▶ [WHAT YOU NEED TO DO] Extract every line below that contains the word "this".

▶ [RECORDS SUPPLIED]
########################################
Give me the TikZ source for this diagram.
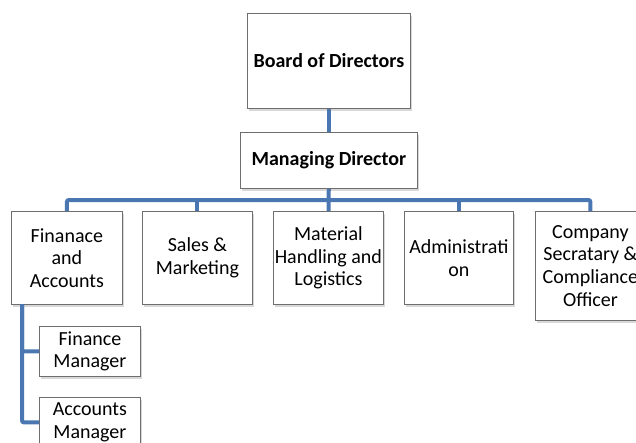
########################################
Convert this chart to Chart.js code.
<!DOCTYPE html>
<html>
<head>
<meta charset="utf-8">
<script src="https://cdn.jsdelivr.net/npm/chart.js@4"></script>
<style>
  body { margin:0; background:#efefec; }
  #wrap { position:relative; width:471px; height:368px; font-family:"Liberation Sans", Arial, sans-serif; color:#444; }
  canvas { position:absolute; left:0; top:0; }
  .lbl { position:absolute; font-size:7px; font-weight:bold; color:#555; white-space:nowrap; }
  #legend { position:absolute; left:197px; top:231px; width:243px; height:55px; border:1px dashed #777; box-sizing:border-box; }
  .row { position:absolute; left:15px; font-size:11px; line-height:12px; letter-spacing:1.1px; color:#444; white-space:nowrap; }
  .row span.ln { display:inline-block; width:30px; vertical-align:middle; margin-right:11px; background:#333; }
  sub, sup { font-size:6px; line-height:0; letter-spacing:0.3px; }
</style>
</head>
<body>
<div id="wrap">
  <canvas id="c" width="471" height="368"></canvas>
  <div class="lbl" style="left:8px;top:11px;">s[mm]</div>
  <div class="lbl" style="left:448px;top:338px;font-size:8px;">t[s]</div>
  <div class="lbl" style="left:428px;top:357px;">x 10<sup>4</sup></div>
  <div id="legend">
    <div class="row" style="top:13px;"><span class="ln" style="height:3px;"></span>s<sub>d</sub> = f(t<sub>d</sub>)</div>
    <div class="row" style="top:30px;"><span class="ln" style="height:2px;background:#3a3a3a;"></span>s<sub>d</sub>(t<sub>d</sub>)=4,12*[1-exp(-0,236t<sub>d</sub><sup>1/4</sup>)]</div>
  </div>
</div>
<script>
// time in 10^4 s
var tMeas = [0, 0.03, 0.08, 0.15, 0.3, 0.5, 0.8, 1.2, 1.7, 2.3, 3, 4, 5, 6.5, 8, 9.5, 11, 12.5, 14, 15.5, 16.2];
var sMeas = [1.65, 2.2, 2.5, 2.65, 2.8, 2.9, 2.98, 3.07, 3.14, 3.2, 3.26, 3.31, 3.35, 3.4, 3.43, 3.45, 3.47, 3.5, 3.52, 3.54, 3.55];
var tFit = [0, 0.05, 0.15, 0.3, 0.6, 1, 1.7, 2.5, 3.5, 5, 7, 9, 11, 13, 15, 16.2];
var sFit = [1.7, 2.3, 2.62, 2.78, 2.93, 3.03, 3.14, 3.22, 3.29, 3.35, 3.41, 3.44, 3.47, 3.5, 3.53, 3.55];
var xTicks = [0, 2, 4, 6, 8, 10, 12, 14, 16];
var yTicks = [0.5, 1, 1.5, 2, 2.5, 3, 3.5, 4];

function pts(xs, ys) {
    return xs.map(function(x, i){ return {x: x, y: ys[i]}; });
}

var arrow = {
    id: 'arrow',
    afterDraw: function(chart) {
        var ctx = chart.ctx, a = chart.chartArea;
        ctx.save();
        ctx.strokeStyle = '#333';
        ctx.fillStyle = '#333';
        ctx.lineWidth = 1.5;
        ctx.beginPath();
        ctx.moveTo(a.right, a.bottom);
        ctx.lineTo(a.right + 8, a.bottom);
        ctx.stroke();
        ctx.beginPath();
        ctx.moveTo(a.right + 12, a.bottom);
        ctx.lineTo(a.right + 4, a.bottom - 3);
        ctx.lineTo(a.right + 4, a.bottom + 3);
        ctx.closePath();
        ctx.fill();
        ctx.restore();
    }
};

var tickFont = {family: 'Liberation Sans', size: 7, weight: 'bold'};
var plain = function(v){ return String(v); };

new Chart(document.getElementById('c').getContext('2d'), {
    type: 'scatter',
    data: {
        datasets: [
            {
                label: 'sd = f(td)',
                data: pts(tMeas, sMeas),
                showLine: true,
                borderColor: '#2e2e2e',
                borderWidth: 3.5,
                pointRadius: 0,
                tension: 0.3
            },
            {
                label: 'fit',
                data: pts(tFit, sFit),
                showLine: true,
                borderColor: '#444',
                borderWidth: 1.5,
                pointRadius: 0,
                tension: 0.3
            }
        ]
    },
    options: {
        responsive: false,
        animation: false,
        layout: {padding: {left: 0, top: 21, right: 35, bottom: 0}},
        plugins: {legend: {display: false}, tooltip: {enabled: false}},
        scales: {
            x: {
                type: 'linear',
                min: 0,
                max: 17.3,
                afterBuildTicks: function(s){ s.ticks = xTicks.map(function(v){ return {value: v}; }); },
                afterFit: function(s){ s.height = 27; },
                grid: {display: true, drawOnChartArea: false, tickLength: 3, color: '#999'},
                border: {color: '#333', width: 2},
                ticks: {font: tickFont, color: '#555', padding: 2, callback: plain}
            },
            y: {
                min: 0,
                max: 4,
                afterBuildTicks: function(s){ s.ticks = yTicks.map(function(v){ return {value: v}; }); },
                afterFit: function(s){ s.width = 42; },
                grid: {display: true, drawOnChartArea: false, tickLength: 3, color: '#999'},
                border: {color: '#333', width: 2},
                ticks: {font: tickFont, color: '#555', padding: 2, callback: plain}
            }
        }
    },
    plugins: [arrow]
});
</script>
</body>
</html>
########################################
▶ [FINAL RESULT]
Give me the TikZ source for this diagram.
Convert this chart to Chart.js code.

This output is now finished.